▶ Set problem
Repeat exactly the lines from the line with "Output the Python" to the line with "ax = fig.add_axes([127", including both, and leave out any pictures.

▶ Material to process

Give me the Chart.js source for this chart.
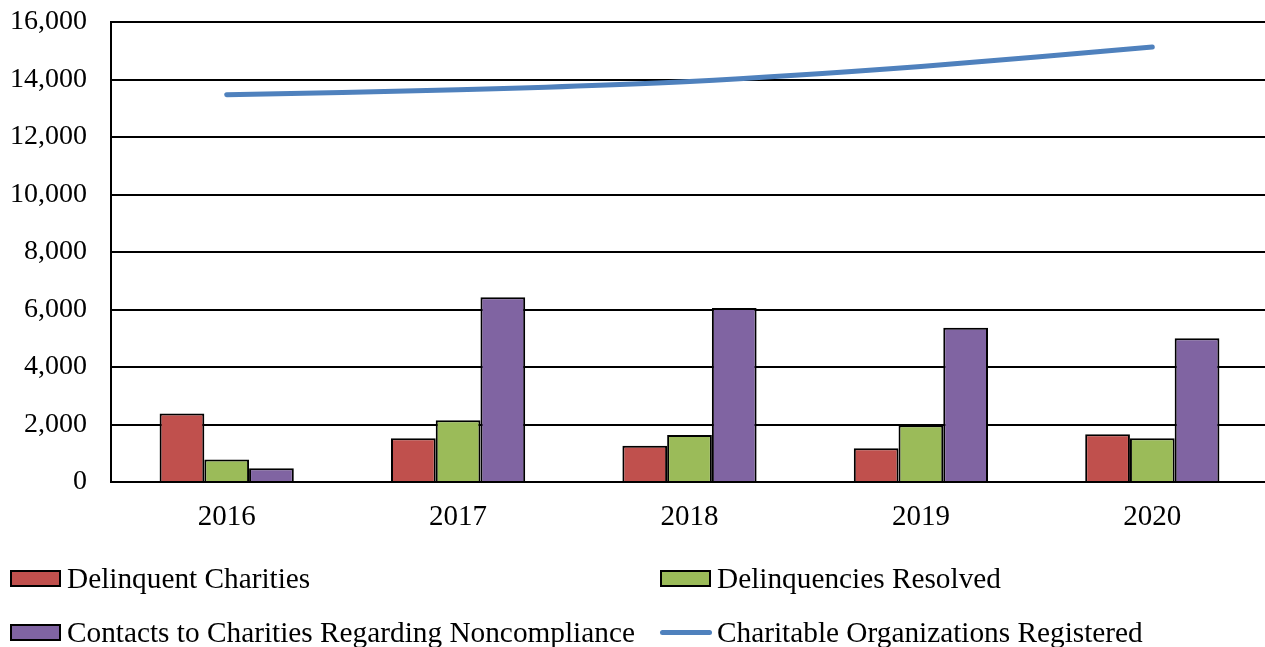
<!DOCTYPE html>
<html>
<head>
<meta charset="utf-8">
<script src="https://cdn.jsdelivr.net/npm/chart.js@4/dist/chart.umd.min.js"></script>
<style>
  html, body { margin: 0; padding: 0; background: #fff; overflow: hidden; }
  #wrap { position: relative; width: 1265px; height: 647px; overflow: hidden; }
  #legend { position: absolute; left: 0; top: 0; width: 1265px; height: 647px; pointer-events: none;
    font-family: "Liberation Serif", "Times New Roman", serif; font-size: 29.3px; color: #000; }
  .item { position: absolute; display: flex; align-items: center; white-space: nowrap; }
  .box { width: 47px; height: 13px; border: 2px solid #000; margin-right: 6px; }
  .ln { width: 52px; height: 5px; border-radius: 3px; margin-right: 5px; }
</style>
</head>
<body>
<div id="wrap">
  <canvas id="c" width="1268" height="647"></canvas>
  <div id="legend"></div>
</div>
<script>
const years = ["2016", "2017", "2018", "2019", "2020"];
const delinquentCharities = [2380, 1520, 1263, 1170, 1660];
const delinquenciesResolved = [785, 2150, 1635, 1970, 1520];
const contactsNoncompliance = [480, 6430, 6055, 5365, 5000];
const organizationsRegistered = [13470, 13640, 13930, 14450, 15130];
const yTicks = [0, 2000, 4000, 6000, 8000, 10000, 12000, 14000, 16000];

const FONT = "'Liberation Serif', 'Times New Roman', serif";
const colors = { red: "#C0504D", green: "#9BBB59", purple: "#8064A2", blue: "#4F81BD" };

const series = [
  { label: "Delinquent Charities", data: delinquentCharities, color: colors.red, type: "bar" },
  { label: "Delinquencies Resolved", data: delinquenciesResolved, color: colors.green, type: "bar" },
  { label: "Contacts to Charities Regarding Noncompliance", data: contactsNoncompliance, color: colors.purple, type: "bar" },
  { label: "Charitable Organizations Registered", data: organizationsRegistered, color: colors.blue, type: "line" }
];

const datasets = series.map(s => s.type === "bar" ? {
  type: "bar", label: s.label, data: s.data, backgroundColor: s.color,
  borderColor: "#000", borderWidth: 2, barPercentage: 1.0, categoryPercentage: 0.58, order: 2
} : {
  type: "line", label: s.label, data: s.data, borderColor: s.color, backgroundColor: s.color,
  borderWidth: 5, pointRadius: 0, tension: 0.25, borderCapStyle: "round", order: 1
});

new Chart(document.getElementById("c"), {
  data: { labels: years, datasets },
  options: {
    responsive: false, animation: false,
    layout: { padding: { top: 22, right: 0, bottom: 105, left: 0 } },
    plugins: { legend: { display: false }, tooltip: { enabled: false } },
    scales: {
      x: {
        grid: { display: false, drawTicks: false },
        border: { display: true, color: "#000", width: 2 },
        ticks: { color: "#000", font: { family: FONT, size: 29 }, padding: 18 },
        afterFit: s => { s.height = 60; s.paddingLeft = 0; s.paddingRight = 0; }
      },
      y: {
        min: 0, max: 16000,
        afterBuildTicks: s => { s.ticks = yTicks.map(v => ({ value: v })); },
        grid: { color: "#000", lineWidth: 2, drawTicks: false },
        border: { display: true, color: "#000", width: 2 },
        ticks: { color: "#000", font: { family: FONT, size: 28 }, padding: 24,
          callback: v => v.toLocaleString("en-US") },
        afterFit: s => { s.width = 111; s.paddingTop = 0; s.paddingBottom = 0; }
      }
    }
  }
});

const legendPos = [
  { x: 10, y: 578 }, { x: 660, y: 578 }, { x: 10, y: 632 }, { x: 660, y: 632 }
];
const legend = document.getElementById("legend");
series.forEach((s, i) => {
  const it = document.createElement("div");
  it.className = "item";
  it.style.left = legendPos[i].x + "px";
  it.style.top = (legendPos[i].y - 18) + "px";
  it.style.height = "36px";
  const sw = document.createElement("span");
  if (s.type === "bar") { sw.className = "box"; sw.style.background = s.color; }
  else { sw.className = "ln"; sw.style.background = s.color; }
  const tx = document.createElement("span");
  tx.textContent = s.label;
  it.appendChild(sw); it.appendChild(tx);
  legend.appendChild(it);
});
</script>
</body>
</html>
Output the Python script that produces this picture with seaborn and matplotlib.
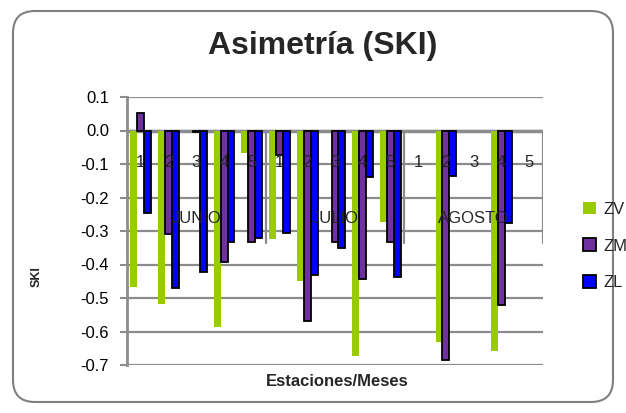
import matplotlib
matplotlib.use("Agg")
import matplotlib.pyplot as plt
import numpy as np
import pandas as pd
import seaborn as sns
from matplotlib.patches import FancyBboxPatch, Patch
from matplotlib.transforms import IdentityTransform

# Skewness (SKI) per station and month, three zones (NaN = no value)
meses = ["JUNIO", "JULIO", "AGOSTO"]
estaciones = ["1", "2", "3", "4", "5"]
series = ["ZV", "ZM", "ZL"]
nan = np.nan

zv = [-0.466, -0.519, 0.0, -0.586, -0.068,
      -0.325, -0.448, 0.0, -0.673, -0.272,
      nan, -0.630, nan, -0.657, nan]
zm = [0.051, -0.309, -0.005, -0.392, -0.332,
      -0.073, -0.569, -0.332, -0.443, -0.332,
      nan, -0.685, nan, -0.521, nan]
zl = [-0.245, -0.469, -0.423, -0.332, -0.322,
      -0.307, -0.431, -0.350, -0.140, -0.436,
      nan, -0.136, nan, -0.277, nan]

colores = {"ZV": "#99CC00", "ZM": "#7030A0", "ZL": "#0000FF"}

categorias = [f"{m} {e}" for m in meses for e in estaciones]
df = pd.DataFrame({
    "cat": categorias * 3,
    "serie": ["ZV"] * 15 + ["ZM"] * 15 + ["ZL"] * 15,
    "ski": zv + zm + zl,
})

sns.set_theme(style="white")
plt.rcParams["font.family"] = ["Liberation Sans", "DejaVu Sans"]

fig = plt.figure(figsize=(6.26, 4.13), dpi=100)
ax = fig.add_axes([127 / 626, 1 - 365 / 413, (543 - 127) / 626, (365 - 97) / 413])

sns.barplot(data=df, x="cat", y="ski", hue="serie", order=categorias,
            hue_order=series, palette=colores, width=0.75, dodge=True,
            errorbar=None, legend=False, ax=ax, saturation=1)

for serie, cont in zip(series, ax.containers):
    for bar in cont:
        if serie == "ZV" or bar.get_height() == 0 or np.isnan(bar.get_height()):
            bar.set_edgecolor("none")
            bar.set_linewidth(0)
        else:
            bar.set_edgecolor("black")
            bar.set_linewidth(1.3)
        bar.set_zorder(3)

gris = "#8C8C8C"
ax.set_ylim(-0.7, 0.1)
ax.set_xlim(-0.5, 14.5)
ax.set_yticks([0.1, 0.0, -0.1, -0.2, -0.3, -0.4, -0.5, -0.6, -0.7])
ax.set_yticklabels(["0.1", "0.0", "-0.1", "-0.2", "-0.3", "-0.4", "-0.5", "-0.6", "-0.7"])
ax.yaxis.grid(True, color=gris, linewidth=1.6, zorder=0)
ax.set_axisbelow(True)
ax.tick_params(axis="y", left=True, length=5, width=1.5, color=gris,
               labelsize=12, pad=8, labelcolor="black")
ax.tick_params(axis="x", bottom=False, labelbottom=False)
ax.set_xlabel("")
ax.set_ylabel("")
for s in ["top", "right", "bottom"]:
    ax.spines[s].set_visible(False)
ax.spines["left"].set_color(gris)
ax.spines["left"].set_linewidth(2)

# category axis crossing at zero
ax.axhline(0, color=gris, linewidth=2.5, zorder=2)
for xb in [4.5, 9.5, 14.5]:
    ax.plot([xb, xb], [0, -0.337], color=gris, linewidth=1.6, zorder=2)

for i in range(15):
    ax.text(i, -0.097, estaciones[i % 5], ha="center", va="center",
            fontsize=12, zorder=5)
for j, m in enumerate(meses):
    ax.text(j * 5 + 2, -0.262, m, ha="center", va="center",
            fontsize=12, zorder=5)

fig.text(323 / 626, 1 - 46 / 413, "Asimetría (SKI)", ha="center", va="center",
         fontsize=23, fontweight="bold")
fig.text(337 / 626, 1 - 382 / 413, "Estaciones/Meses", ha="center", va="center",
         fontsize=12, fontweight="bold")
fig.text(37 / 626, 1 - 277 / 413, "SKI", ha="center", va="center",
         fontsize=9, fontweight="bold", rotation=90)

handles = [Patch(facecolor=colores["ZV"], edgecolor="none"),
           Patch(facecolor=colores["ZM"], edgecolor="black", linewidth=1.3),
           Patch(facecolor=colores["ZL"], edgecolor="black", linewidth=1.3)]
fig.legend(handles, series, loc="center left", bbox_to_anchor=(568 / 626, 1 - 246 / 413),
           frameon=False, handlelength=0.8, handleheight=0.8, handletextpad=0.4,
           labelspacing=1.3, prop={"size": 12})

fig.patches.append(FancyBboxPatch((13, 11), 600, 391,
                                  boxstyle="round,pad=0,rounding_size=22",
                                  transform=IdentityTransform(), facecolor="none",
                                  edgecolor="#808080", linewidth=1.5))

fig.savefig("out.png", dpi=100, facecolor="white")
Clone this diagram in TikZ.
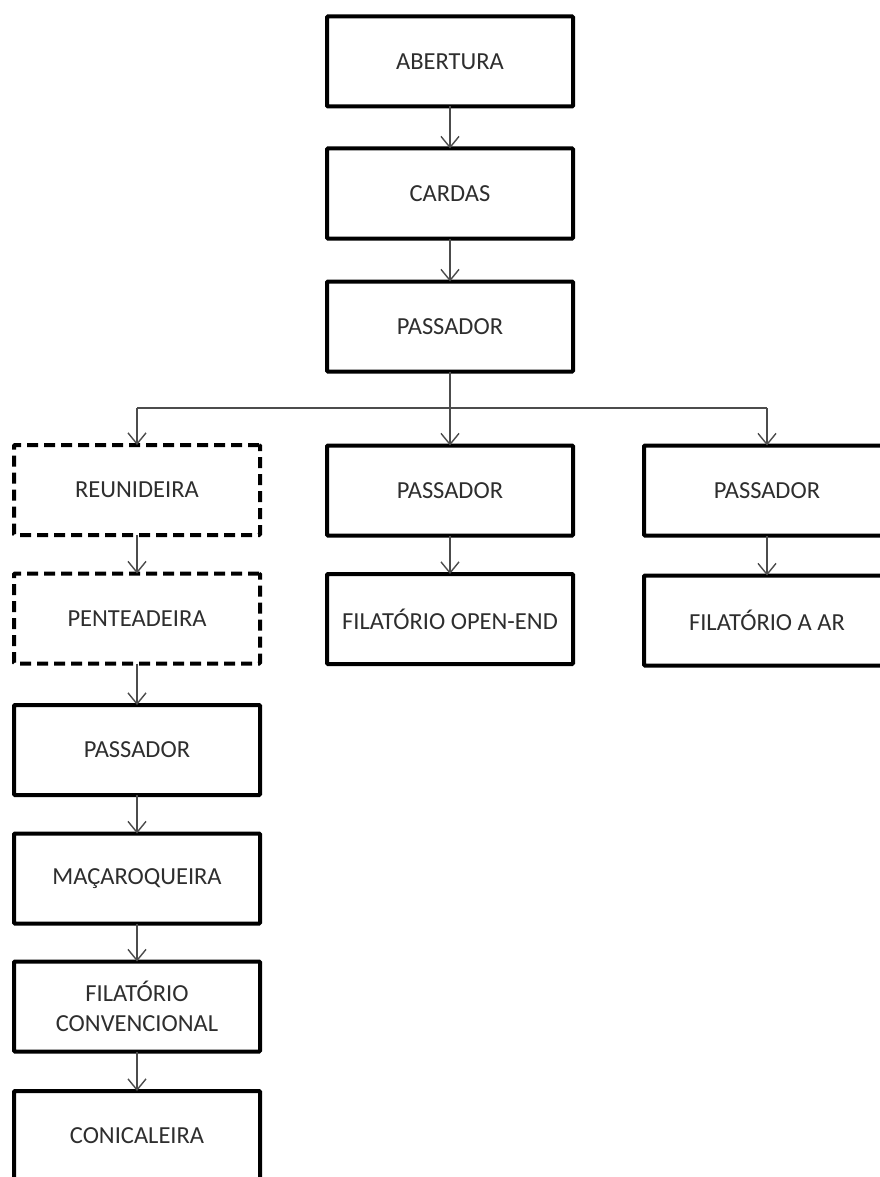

▶ Finished task
Output the Python script that produces this picture with seaborn and matplotlib.
import matplotlib
matplotlib.use("Agg")
import matplotlib.pyplot as plt
import numpy as np
import pandas as pd
import seaborn as sns
from matplotlib.patches import FancyBboxPatch, Patch
from matplotlib.transforms import IdentityTransform

# Skewness (SKI) per station and month, three zones (NaN = no value)
meses = ["JUNIO", "JULIO", "AGOSTO"]
estaciones = ["1", "2", "3", "4", "5"]
series = ["ZV", "ZM", "ZL"]
nan = np.nan

zv = [-0.466, -0.519, 0.0, -0.586, -0.068,
      -0.325, -0.448, 0.0, -0.673, -0.272,
      nan, -0.630, nan, -0.657, nan]
zm = [0.051, -0.309, -0.005, -0.392, -0.332,
      -0.073, -0.569, -0.332, -0.443, -0.332,
      nan, -0.685, nan, -0.521, nan]
zl = [-0.245, -0.469, -0.423, -0.332, -0.322,
      -0.307, -0.431, -0.350, -0.140, -0.436,
      nan, -0.136, nan, -0.277, nan]

colores = {"ZV": "#99CC00", "ZM": "#7030A0", "ZL": "#0000FF"}

categorias = [f"{m} {e}" for m in meses for e in estaciones]
df = pd.DataFrame({
    "cat": categorias * 3,
    "serie": ["ZV"] * 15 + ["ZM"] * 15 + ["ZL"] * 15,
    "ski": zv + zm + zl,
})

sns.set_theme(style="white")
plt.rcParams["font.family"] = ["Liberation Sans", "DejaVu Sans"]

fig = plt.figure(figsize=(6.26, 4.13), dpi=100)
ax = fig.add_axes([127 / 626, 1 - 365 / 413, (543 - 127) / 626, (365 - 97) / 413])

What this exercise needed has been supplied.